Alex Chen doesn't just write code — he multiplies capability, turning teammates into collaborators and beginners into builders.
That coherence, though, is both his greatest asset and his most significant vulnerability. Every pillar of his profile — robotics, research, math competitions — points in exactly the same direction. There's no evidence of humanities depth, no non-technical leadership, no window into who Alex is when he's not optimizing an algorithm. At schools admitting roughly 5% of CS applicants, the committee isn't just asking can this student do the work? They're asking what will this student bring to a campus that already has hundreds of brilliant coders?
The School-by-School Picture
Stanford University is a Medium chance — and that word "medium" deserves unpacking. Stanford's CS program is arguably the most selective undergraduate major in America, admitting around 100 students from over 2,000 qualified applicants. Alex's profile is genuinely competitive, but it's also, in the committee's language, "substitutable." Every element — the robotics, the research paper, the math competitions — has a direct analog in dozens of other applicants in the same pool. His SAT 1520, while strong generally, sits below the CS cohort median of 1556, with a verbal score of 730 that creates a measurable, if not fatal, disadvantage. The committee flagged his profile's lack of dimensionality as significant: all three pillars are STEM-technical, with no counterbalancing depth. Stanford doesn't just want engineers. It wants engineers who write, lead, question, and surprise.
MIT is also a Medium chance, though the dynamics differ. MIT's culture rewards builders and makers, which aligns beautifully with Alex's hands-on robotics work and his instinct for teaching others. The MICCAI paper carries weight here, as does the AIME qualification. But MIT, like Stanford, sees thousands of applicants with research publications and competition credentials. The question MIT will ask is whether Alex has pushed beyond structured programs into independent, self-directed technical work — the kind of initiative that signals a student who doesn't wait for assignments but creates their own problems to solve.
Georgia Tech is a High chance — and it should be Alex's anchor. His metrics sit comfortably above Georgia Tech's CS admit medians, his research and robotics experience align perfectly with the school's engineering culture, and the overall fit is strong. But "high chance" doesn't mean "guaranteed," and Alex should treat this application with the same strategic care as his reaches. Georgia Tech's CS program is itself increasingly selective, and a thoughtful application here — one that demonstrates genuine interest and fit — is essential insurance.
One honest note: three schools is not a strategy. It's a gamble. Alex needs to expand his list with additional targets and safety schools to ensure he lands in an excellent CS program regardless of what happens at Stanford and MIT.
The Strategy That Changes Everything
The good news is that Alex's gaps are addressable — and the moves that close them could transform his profile from "strong applicant" to "memorable one."

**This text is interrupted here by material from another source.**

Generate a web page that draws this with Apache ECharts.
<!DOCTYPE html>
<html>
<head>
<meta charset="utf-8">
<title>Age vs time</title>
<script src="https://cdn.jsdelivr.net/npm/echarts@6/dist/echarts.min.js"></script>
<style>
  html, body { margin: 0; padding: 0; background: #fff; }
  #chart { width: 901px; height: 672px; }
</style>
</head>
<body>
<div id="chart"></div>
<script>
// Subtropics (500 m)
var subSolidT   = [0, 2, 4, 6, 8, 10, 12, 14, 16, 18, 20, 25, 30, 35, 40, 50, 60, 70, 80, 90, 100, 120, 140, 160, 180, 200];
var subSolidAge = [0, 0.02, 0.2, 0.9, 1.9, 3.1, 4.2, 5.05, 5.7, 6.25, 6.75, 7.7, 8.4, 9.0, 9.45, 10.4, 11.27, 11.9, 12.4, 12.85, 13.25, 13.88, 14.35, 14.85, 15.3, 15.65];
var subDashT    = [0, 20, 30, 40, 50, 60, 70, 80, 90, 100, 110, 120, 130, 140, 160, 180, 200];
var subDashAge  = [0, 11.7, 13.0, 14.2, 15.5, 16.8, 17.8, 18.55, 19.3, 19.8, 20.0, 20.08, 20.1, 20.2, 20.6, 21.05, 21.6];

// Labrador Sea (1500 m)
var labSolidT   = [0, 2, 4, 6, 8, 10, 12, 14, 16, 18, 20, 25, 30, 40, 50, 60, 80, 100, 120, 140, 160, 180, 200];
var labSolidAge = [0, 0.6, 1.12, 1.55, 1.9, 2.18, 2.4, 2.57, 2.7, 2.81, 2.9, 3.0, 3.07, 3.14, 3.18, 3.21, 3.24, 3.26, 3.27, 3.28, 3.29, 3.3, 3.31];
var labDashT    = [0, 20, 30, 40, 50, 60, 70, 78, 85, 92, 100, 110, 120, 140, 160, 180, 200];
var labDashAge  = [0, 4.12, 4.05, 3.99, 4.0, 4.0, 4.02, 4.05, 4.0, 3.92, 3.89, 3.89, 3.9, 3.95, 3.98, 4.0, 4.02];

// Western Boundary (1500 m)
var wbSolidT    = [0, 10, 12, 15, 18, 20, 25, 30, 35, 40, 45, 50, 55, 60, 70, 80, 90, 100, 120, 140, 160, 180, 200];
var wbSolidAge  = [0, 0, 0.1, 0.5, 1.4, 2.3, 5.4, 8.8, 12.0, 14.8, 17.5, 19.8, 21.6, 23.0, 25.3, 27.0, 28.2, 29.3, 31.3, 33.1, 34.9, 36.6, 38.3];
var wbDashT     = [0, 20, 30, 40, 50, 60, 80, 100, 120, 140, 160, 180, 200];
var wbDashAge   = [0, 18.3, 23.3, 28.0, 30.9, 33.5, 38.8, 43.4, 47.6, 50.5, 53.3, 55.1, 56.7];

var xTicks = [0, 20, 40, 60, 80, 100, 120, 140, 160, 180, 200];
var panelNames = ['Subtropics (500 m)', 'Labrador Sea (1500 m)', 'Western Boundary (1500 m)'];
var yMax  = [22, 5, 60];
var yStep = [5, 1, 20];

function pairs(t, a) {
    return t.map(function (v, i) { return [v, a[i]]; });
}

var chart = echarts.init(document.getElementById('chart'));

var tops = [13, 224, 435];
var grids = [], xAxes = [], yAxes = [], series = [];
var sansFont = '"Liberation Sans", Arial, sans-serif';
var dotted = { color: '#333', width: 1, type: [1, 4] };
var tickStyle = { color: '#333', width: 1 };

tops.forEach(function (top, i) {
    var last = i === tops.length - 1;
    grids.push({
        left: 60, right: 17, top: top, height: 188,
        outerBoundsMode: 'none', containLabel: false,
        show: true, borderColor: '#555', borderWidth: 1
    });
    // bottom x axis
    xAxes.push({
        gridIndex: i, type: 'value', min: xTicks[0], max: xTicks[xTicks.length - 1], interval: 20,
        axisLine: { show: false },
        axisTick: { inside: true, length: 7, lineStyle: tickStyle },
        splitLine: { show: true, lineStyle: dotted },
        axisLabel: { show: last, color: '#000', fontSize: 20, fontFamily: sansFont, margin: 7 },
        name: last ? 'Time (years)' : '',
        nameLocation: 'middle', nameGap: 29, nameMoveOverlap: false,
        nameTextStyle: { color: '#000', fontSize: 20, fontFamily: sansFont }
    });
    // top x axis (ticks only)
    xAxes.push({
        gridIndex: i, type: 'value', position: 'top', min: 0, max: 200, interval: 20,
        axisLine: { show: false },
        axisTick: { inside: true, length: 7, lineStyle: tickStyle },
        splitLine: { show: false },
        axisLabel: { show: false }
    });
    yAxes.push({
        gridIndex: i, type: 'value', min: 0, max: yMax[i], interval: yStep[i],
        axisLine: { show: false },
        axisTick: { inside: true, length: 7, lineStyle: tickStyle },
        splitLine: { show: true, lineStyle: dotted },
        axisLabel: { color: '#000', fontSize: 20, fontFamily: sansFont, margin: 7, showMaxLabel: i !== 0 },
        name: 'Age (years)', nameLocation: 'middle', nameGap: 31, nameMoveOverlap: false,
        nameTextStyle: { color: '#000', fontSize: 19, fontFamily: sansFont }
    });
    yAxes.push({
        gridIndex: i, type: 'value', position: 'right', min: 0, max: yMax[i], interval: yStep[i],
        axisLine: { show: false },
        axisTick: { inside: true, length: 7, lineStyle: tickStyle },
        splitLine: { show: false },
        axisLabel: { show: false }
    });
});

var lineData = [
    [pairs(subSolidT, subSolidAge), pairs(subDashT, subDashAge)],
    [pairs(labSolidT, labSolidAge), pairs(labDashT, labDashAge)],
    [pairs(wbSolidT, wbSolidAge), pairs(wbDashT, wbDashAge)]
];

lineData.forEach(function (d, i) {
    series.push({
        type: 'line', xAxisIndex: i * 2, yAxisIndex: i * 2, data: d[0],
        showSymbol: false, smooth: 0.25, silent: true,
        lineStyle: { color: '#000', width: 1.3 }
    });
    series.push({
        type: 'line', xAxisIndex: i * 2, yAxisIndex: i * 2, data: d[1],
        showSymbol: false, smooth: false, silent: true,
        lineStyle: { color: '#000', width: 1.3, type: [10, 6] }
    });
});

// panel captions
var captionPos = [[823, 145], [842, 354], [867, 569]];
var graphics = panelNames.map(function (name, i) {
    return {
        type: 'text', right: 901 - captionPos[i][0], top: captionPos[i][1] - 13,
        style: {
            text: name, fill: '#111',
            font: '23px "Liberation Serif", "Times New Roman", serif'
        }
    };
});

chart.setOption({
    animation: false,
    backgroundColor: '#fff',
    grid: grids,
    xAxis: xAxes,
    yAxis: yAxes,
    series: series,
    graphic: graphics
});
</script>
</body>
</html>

First, the competitive programming gap. This is Alex's most urgent priority. For a student targeting the most selective CS programs in the country, the absence of USACO results is conspicuous. Reaching USACO Gold or Platinum by winter would add a credential that both Stanford and MIT weight heavily — and it would validate the algorithmic thinking his math competition results suggest but don't fully prove. Contest dates are fixed, so preparation needs to start immediately.
Second, break the STEM-only pattern. Alex needs to add a non-technical dimension to his profile — not as a cynical checkbox exercise, but as a genuine expression of range. This could be humanities-oriented (a writing project, debate, student government) or community-focused (expanding Code Mentors into underserved schools, for instance, would simultaneously deepen his impact story and demonstrate leadership beyond technical contexts). The key is authenticity: admissions readers are expert at distinguishing padding from passion.

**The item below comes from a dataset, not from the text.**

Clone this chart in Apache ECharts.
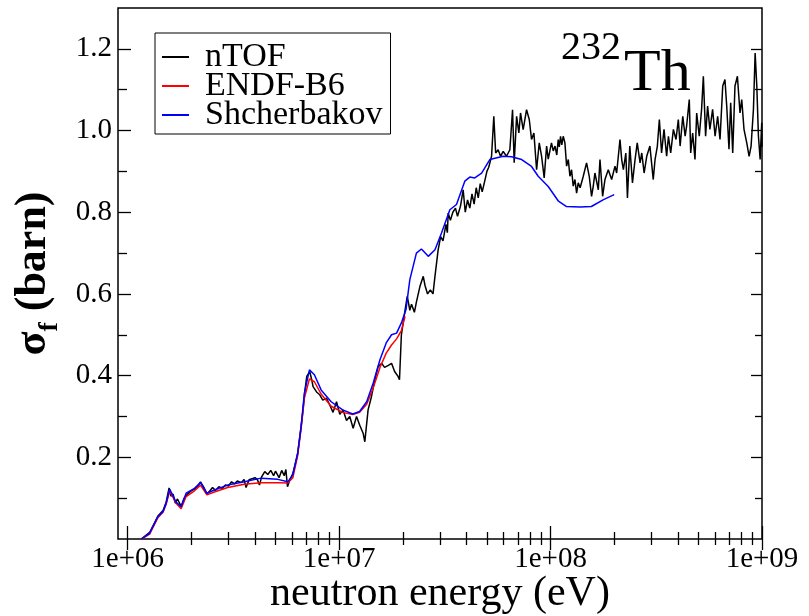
<!DOCTYPE html>
<html>
<head>
<meta charset="utf-8">
<script src="https://cdn.jsdelivr.net/npm/echarts@6/dist/echarts.min.js"></script>
<style>
html, body { margin: 0; padding: 0; background: #fff; }
#chart { width: 809px; height: 616px; }
</style>
</head>
<body>
<div id="chart"></div>
<script>
// nTOF measurement (eV, barn)
const ntofEnergy = [
  1.16e6, 1.27e6, 1.39e6, 1.47e6, 1.52e6, 1.57e6, 1.60e6, 1.64e6, 1.68e6, 1.72e6,
  1.79e6, 1.85e6, 1.92e6, 2.0e6, 2.07e6, 2.15e6, 2.21e6, 2.3e6, 2.37e6, 2.45e6,
  2.52e6, 2.6e6, 2.7e6, 2.8e6, 2.9e6, 3.0e6, 3.1e6, 3.2e6, 3.3e6, 3.45e6,
  3.55e6, 3.63e6, 3.75e6, 3.9e6, 4.0e6, 4.1e6, 4.2e6, 4.3e6, 4.45e6, 4.6e6,
  4.75e6, 4.9e6, 5.0e6, 5.2e6, 5.35e6, 5.5e6, 5.6e6, 5.7e6, 5.85e6, 6.04e6,
  6.24e6, 6.37e6, 6.59e6, 6.73e6, 6.88e6, 7.03e6, 7.26e6, 7.42e6, 7.53e6, 7.82e6,
  8.10e6, 8.37e6, 8.71e6, 9.03e6, 9.36e6, 9.72e6, 1.0075e7, 1.044e7, 1.084e7, 1.123e7,
  1.165e7, 1.209e7, 1.253e7, 1.299e7, 1.323e7, 1.371e7, 1.423e7, 1.475e7, 1.529e7, 1.59e7,
  1.64e7, 1.71e7, 1.77e7, 1.83e7, 1.90e7, 1.93e7, 1.97e7, 2.05e7, 2.1e7, 2.16e7,
  2.2e7, 2.27e7, 2.32e7, 2.41e7, 2.5e7, 2.55e7, 2.62e7, 2.7e7, 2.78e7, 2.84e7,
  2.94e7, 3.02e7, 3.1e7, 3.2e7, 3.25e7, 3.28e7, 3.36e7, 3.45e7, 3.55e7, 3.63e7,
  3.75e7, 3.86e7, 3.95e7, 4.05e7, 4.15e7, 4.25e7, 4.35e7, 4.45e7, 4.55e7, 4.65e7,
  4.75e7, 4.9e7, 5.0e7, 5.1e7, 5.26e7, 5.39e7, 5.50e7, 5.65e7, 5.80e7, 5.97e7,
  6.19e7, 6.42e7, 6.61e7, 6.73e7, 6.91e7, 7.08e7, 7.21e7, 7.42e7, 7.70e7, 7.93e7,
  8.13e7, 8.34e7, 8.59e7, 8.84e7, 9.07e7, 9.33e7, 9.58e7, 9.75e7, 1.01e8, 1.03e8,
  1.05e8, 1.07e8, 1.087e8, 1.10e8, 1.115e8, 1.13e8, 1.148e8, 1.169e8, 1.191e8, 1.213e8,
  1.235e8, 1.257e8, 1.280e8, 1.304e8, 1.328e8, 1.352e8, 1.38e8, 1.402e8, 1.428e8, 1.480e8,
  1.524e8, 1.563e8, 1.592e8, 1.621e8, 1.682e8, 1.713e8, 1.763e8, 1.808e8, 1.875e8, 1.945e8,
  2.017e8, 2.054e8, 2.13e8, 2.17e8, 2.21e8, 2.27e8, 2.31e8, 2.37e8, 2.44e8, 2.51e8,
  2.57e8, 2.65e8, 2.70e8, 2.77e8, 2.85e8, 2.95e8, 3.06e8, 3.12e8, 3.20e8, 3.27e8,
  3.35e8, 3.44e8, 3.54e8, 3.61e8, 3.70e8, 3.81e8, 3.92e8, 4.02e8, 4.10e8, 4.22e8,
  4.33e8, 4.40e8, 4.53e8, 4.60e8, 4.70e8, 4.82e8, 4.91e8, 5.05e8, 5.18e8, 5.28e8,
  5.41e8, 5.53e8, 5.67e8, 5.84e8, 6.00e8, 6.17e8, 6.33e8, 6.52e8, 6.68e8, 6.81e8,
  6.98e8, 7.11e8, 7.27e8, 7.45e8, 7.65e8, 7.87e8, 8.02e8, 8.22e8, 8.47e8, 8.69e8,
  8.88e8, 9.11e8, 9.28e8, 9.45e8, 9.62e8, 9.80e8, 9.97e8, 1.0e9
];
const ntofSigma = [
  0.0, 0.016, 0.056, 0.07, 0.09, 0.125, 0.105, 0.11, 0.088, 0.098,
  0.08, 0.1, 0.11, 0.118, 0.122, 0.13, 0.14, 0.125, 0.11, 0.118,
  0.126, 0.119, 0.128, 0.124, 0.132, 0.13, 0.14, 0.135, 0.142, 0.138,
  0.146, 0.126, 0.145, 0.148, 0.15, 0.146, 0.132, 0.152, 0.165, 0.158,
  0.168, 0.155, 0.166, 0.15, 0.168, 0.155, 0.17, 0.128, 0.145, 0.16,
  0.19, 0.21, 0.27, 0.31, 0.36, 0.398, 0.41, 0.39, 0.373, 0.36,
  0.353, 0.34, 0.345, 0.328, 0.31, 0.336, 0.305, 0.316, 0.29, 0.3,
  0.271, 0.3, 0.278, 0.259, 0.238, 0.316, 0.349, 0.39, 0.422, 0.43,
  0.42, 0.425, 0.43, 0.41, 0.398, 0.39, 0.5, 0.56, 0.594, 0.56,
  0.575, 0.555, 0.58, 0.618, 0.643, 0.62, 0.6, 0.61, 0.6, 0.643,
  0.708, 0.74, 0.73, 0.77, 0.75, 0.798, 0.78, 0.8, 0.81, 0.79,
  0.815, 0.855, 0.8, 0.83, 0.81, 0.845, 0.82, 0.86, 0.835, 0.87,
  0.85, 0.88, 0.9, 0.91, 0.937, 1.035, 0.945, 0.953, 0.937, 0.949,
  0.937, 0.953, 1.051, 0.921, 1.035, 0.994, 1.043, 1.002, 1.051, 1.027,
  0.978, 0.994, 0.904, 0.97, 0.937, 0.884, 0.962, 0.93, 0.97, 0.95,
  0.962, 0.94, 0.978, 0.96, 0.986, 0.965, 0.986, 0.970, 0.913, 0.929,
  0.888, 0.904, 0.864, 0.880, 0.847, 0.872, 0.86, 0.864, 0.888, 0.921,
  0.888, 0.839, 0.864, 0.896, 0.855, 0.929, 0.839, 0.880, 0.904, 0.880,
  0.913, 0.896, 0.978, 0.929, 0.904, 0.945, 0.835, 0.962, 0.872, 0.929,
  0.970, 0.921, 0.945, 0.896, 0.937, 0.962, 0.880, 0.929, 0.962, 1.027,
  0.945, 1.003, 0.937, 0.986, 0.945, 1.003, 0.978, 1.027, 0.962, 1.035,
  0.986, 1.011, 1.076, 0.945, 0.994, 0.929, 1.043, 0.986, 1.052, 1.133,
  0.986, 1.060, 1.003, 1.052, 0.986, 1.035, 0.978, 1.109, 1.125, 1.060,
  0.954, 1.068, 0.945, 1.109, 1.133, 1.043, 1.076, 1.003, 0.970, 0.937,
  0.962, 1.052, 1.190, 1.109, 0.986, 0.929, 1.019, 0.96
];

// ENDF/B-VI evaluation
const endfEnergy = [
  1.16e6, 1.27e6, 1.39e6, 1.47e6, 1.52e6, 1.58e6, 1.63e6, 1.69e6, 1.79e6, 1.89e6,
  2.07e6, 2.21e6, 2.37e6, 2.57e6, 2.97e6, 3.56e6, 4.27e6, 5.13e6, 5.72e6, 6.04e6,
  6.37e6, 6.61e6, 6.85e6, 7.24e6, 7.64e6, 8.22e6, 9.17e6, 1.04e7, 1.16e7, 1.25e7,
  1.35e7, 1.45e7, 1.56e7, 1.67e7, 1.77e7, 1.87e7, 1.97e7, 2.05e7
];
const endfSigma = [
  0.0, 0.012, 0.052, 0.066, 0.085, 0.118, 0.104, 0.088, 0.074, 0.104,
  0.118, 0.132, 0.108, 0.115, 0.126, 0.134, 0.138, 0.138, 0.137, 0.15,
  0.205, 0.27, 0.345, 0.392, 0.385, 0.355, 0.325, 0.31, 0.305, 0.31,
  0.33, 0.37, 0.42, 0.455, 0.475, 0.49, 0.51, 0.545
];

// Shcherbakov data
const shchEnergy = [
  1.16e6, 1.27e6, 1.39e6, 1.47e6, 1.52e6, 1.58e6, 1.63e6, 1.69e6, 1.79e6, 1.89e6,
  2.07e6, 2.21e6, 2.37e6, 2.57e6, 2.97e6, 3.56e6, 4.27e6, 5.13e6, 5.72e6, 6.04e6,
  6.37e6, 6.61e6, 6.85e6, 7.24e6, 7.64e6, 8.22e6, 9.17e6, 1.04e7, 1.16e7, 1.25e7,
  1.35e7, 1.45e7, 1.56e7, 1.67e7, 1.77e7, 1.87e7, 1.97e7, 2.07e7, 2.16e7, 2.32e7,
  2.45e7, 2.64e7, 2.84e7, 3.05e7, 3.34e7, 3.59e7, 3.93e7, 4.15e7, 4.38e7, 4.72e7,
  5.16e7, 5.97e7, 6.54e7, 7.30e7, 8.13e7, 8.74e7, 9.75e7, 1.09e8, 1.19e8, 1.38e8,
  1.56e8, 1.78e8, 2.0e8
];
const shchSigma = [
  0.0, 0.014, 0.055, 0.067, 0.087, 0.122, 0.108, 0.091, 0.079, 0.112,
  0.124, 0.138, 0.112, 0.120, 0.132, 0.140, 0.149, 0.146, 0.140, 0.157,
  0.210, 0.275, 0.357, 0.414, 0.402, 0.365, 0.336, 0.316, 0.306, 0.312,
  0.336, 0.382, 0.439, 0.480, 0.500, 0.504, 0.529, 0.561, 0.635, 0.700,
  0.710, 0.692, 0.708, 0.749, 0.806, 0.819, 0.876, 0.886, 0.884, 0.896,
  0.929, 0.937, 0.936, 0.929, 0.912, 0.888, 0.863, 0.827, 0.814, 0.813,
  0.814, 0.831, 0.843
];

// axis ticks
const xDecades = [6, 7, 8, 9];
const xMinorMult = [2, 3, 4, 5, 6, 7, 8, 9];
const yMajor = [0.2, 0.4, 0.6, 0.8, 1.0, 1.2];
const yMinor = [0.1, 0.3, 0.5, 0.7, 0.9, 1.1];

const xMin = 9e5, xMax = 1e9, yMin = 0, yMax = 1.3;
const lxMin = Math.log10(xMin), lxMax = Math.log10(xMax);
const xMinorLog = [];
xDecades.slice(0, 3).forEach(d => xMinorMult.forEach(m => xMinorLog.push(Math.log10(m) + d)));

const FONT = "'Liberation Serif', 'Times New Roman', serif";
const zip = (xs, ys) => xs.map((x, i) => [x, ys[i]]);

let chart = echarts.init(document.getElementById('chart'));
const gridRect = { left: 118, right: 47, top: 8, bottom: 77, outerBoundsMode: 'none', containLabel: false };

function tickAxisX(grid, pos, values, len, labels) {
  return {
    type: 'value', gridIndex: grid, position: pos, min: lxMin, max: lxMax,
    axisLine: { show: false },
    splitLine: { show: false },
    axisTick: { show: true, inside: true, length: len, customValues: values,
      lineStyle: { color: '#000', width: 1.3 } },
    axisLabel: labels ? {
      show: true, customValues: values, margin: 6,
      fontFamily: FONT, fontSize: 29, color: '#000',
      formatter: v => '1e+' + String(Math.round(v)).padStart(2, '0')
    } : { show: false }
  };
}
function tickAxisY(grid, pos, values, len, labels) {
  return {
    type: 'value', gridIndex: grid, position: pos, min: yMin, max: yMax,
    axisLine: { show: false },
    splitLine: { show: false },
    axisTick: { show: true, inside: true, length: len, customValues: values,
      lineStyle: { color: '#000', width: 1.3 } },
    axisLabel: labels ? {
      show: true, customValues: values, margin: 6,
      fontFamily: FONT, fontSize: 29, color: '#000',
      formatter: v => v.toFixed(1)
    } : { show: false }
  };
}

const xMainTicks = tickAxisX(1, 'bottom', xDecades, 13, true);
xMainTicks.name = 'neutron energy (eV)';
xMainTicks.nameLocation = 'middle';
xMainTicks.nameGap = 34;
xMainTicks.nameMoveOverlap = false;
xMainTicks.nameTextStyle = { fontFamily: FONT, fontSize: 42, color: '#000' };

const yMainTicks = tickAxisY(1, 'left', yMajor, 13, true);
yMainTicks.name = '{a|σ}{b|f}{a| (barn)}';
yMainTicks.nameLocation = 'middle';
yMainTicks.nameRotate = 90;
yMainTicks.nameGap = 54;
yMainTicks.nameMoveOverlap = false;
yMainTicks.nameTextStyle = {
  color: '#000',
  rich: {
    a: { fontFamily: FONT, fontSize: 44, fontWeight: 'bold', lineHeight: 60, color: '#000' },
    b: { fontFamily: FONT, fontSize: 28, fontWeight: 'bold', lineHeight: 28,
      verticalAlign: 'bottom', color: '#000' }
  }
};

const option = {
  animation: false,
  backgroundColor: '#fff',
  grid: [
    Object.assign({ show: true, borderColor: '#000', borderWidth: 1.5, backgroundColor: 'transparent' }, gridRect),
    Object.assign({}, gridRect),
    Object.assign({}, gridRect)
  ],
  xAxis: [
    { type: 'log', gridIndex: 0, min: xMin, max: xMax, logBase: 10, show: false },
    xMainTicks,
    tickAxisX(1, 'top', xDecades, 11, false),
    tickAxisX(2, 'bottom', xMinorLog, 7, false),
    tickAxisX(2, 'top', xMinorLog, 6, false)
  ],
  yAxis: [
    { type: 'value', gridIndex: 0, min: yMin, max: yMax, show: false },
    yMainTicks,
    tickAxisY(1, 'right', yMajor, 11, false),
    tickAxisY(2, 'left', yMinor, 9, false),
    tickAxisY(2, 'right', yMinor, 7, false)
  ],
  legend: {
    orient: 'vertical',
    left: 155, top: 33,
    data: ['nTOF', 'ENDF-B6', 'Shcherbakov'],
    icon: 'rect',
    backgroundColor: '#fff',
    borderColor: '#000', borderWidth: 1,
    padding: [7, 8, 2, 7],
    itemWidth: 27, itemHeight: 2, itemGap: -5,
    textStyle: { fontFamily: FONT, fontSize: 34, color: '#000', padding: [0, 0, 0, 11] }
  },
  graphic: [
    { type: 'text', left: 561, top: 28, style: { text: '232', font: '40px ' + FONT, fill: '#000' } },
    { type: 'text', left: 624, top: 44, style: { text: 'Th', font: '60px ' + FONT, fill: '#000' } }
  ],
  series: [
    { name: 'nTOF', type: 'line', xAxisIndex: 0, yAxisIndex: 0, symbol: 'none',
      data: zip(ntofEnergy, ntofSigma),
      itemStyle: { color: '#000' }, lineStyle: { color: '#000', width: 1.5 } },
    { name: 'ENDF-B6', type: 'line', xAxisIndex: 0, yAxisIndex: 0, symbol: 'none',
      data: zip(endfEnergy, endfSigma),
      itemStyle: { color: '#ff0000' }, lineStyle: { color: '#ff0000', width: 1.5 } },
    { name: 'Shcherbakov', type: 'line', xAxisIndex: 0, yAxisIndex: 0, symbol: 'none',
      data: zip(shchEnergy, shchSigma),
      itemStyle: { color: '#0000ff' }, lineStyle: { color: '#0000ff', width: 1.5 } }
  ]
};
chart.setOption(option);
</script>
</body>
</html>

Third, build something visible and independent. An open-source project, a technical tool with real users, a public portfolio that admissions readers can actually click on and evaluate. Stanford, MIT, and Georgia Tech all value demonstrated builders — students who ship, not just study. If Alex can point to a project with measurable adoption or impact, something he conceived and executed independently, it breaks the "template applicant" pattern in a way that no additional competition result can.
Fourth, the essays must do heavy lifting. Alex's CS-applicant-with-strong-grades profile is the single most common archetype at every school on his list. His essays are the only tool that can separate him from the hundreds of applicants who look similar on paper. The core challenge: reveal who Alex is beyond the résumé. The MICCAI research story has natural essay potential — not as a technical summary, but as a narrative about curiosity, failure, and the moment he spotted that preprocessing artifact when no one else did. The Code Mentors experience offers another angle: what does it feel like to watch someone else's understanding click into place? What did teaching teach him?

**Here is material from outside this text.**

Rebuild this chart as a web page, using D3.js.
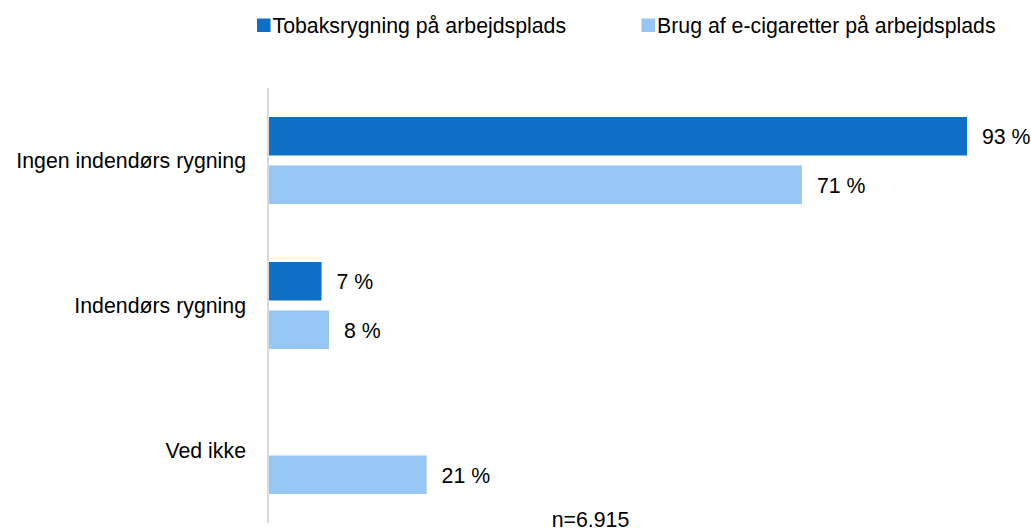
<!DOCTYPE html>
<html>
<head>
<meta charset="utf-8">
<script src="https://cdn.jsdelivr.net/npm/d3@7"></script>
<style>
  body { margin: 0; background: #fff; }
  text { font-family: "Liberation Sans", Arial, sans-serif; fill: #000; }
</style>
</head>
<body>
<svg width="1031" height="531"></svg>
<script>

let categories = ['Ingen indendørs rygning', 'Indendørs rygning', 'Ved ikke'];
let seriesNames = ['Tobaksrygning på arbejdsplads', 'Brug af e-cigaretter på arbejdsplads'];
let tobak = [93, 7, null];
let eCig = [71, 8, 21];
let note = 'n=6.915';

let colors = ['#0f6fc6', '#95c6f4'];
let fontSize = 21.3;

let svg = d3.select('svg');

let xScale = d3.scaleLinear()
               .domain([0, 93])
               .range([269, 967]);

let yScale = d3.scaleBand()
               .domain(categories)
               .range([88, 523]);

let innerScale = d3.scaleBand()
                   .domain([0, 1])
                   .range([29, 116])
                   .paddingInner(0.206);

// axis line
svg.append('line')
   .attr('x1', 268).attr('x2', 268)
   .attr('y1', 88).attr('y2', 523)
   .attr('stroke', '#d9d9d9')
   .attr('stroke-width', 2);

// category labels
svg.append('g')
   .selectAll('text')
   .data(categories)
   .join('text')
   .attr('x', 246)
   .attr('y', function(d) { return yScale(d) + yScale.bandwidth() / 2; })
   .attr('dy', '0.33em')
   .attr('text-anchor', 'end')
   .style('font-size', fontSize + 'px')
   .text(function(d) { return d; });

let allSeries = [tobak, eCig];

allSeries.forEach(function(values, s) {
  let rows = categories.map(function(c, i) {
    return { cat: c, value: values[i] };
  }).filter(function(d) { return d.value != null; });

  let g = svg.append('g');

  g.selectAll('rect')
   .data(rows)
   .join('rect')
   .attr('x', xScale(0))
   .attr('y', function(d) { return yScale(d.cat) + innerScale(s); })
   .attr('width', function(d) { return xScale(d.value) - xScale(0); })
   .attr('height', innerScale.bandwidth())
   .attr('fill', colors[s]);

  g.selectAll('text')
   .data(rows)
   .join('text')
   .attr('x', function(d) { return xScale(d.value) + 15; })
   .attr('y', function(d) { return yScale(d.cat) + innerScale(s) + innerScale.bandwidth() / 2; })
   .attr('dy', '0.37em')
   .style('font-size', fontSize + 'px')
   .text(function(d) { return d.value + ' %'; });
});

// legend
let legendX = [257, 641.5];
seriesNames.forEach(function(name, s) {
  svg.append('rect')
     .attr('x', legendX[s])
     .attr('y', 18.5)
     .attr('width', 13.5)
     .attr('height', 13.5)
     .attr('fill', colors[s]);
  svg.append('text')
     .attr('x', legendX[s] + 15.5)
     .attr('y', 33)
     .style('font-size', fontSize + 'px')
     .text(name);
});

// note
svg.append('text')
   .attr('x', 590.5)
   .attr('y', 527)
   .attr('text-anchor', 'middle')
   .style('font-size', fontSize + 'px')
   .text(note);

</script>
</body>
</html>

Finally, Alex should verify the status of his MICCAI paper — if it appeared at a recognized ML venue, even as a workshop paper, that's a credential worth highlighting explicitly. And his recommenders, particularly the robotics teacher with 14 years of experience who can speak to Alex's collaborative leadership, should be briefed on which stories matter most.
The Road Ahead
Here's what Alex Chen should do in the next 90 days, in order of priority:
1. Begin structured USACO preparation immediately. Target Gold division by the December contest. This is the single highest-impact credential addition available.
2. Launch an independent technical project with public visibility. Choose something at the intersection of CS and social impact — it reinforces the existing narrative while creating a new proof point. Ship it. Get users.
3. Add one meaningful non-STEM commitment. This doesn't need to be massive, but it needs to be real. A writing project, a community role, something that shows dimensionality.
4. Start essay drafting with a focus on narrative, not achievement. The goal is voice, perspective, and humanity — not another recitation of accomplishments the application already lists.
5. Expand the school list to 8-10 schools with a balanced mix of reaches, targets, and safeties across strong CS programs.
Alex Chen is not a student who needs to become someone different. He's a student who needs to show the full person he already is. The technical foundation is exceptional — genuinely so. What remains is to prove that the human behind the algorithms is just as compelling as the code. The tools are in his hands. The clock is ticking. And for a builder like Alex, that's exactly the kind of challenge he was made for.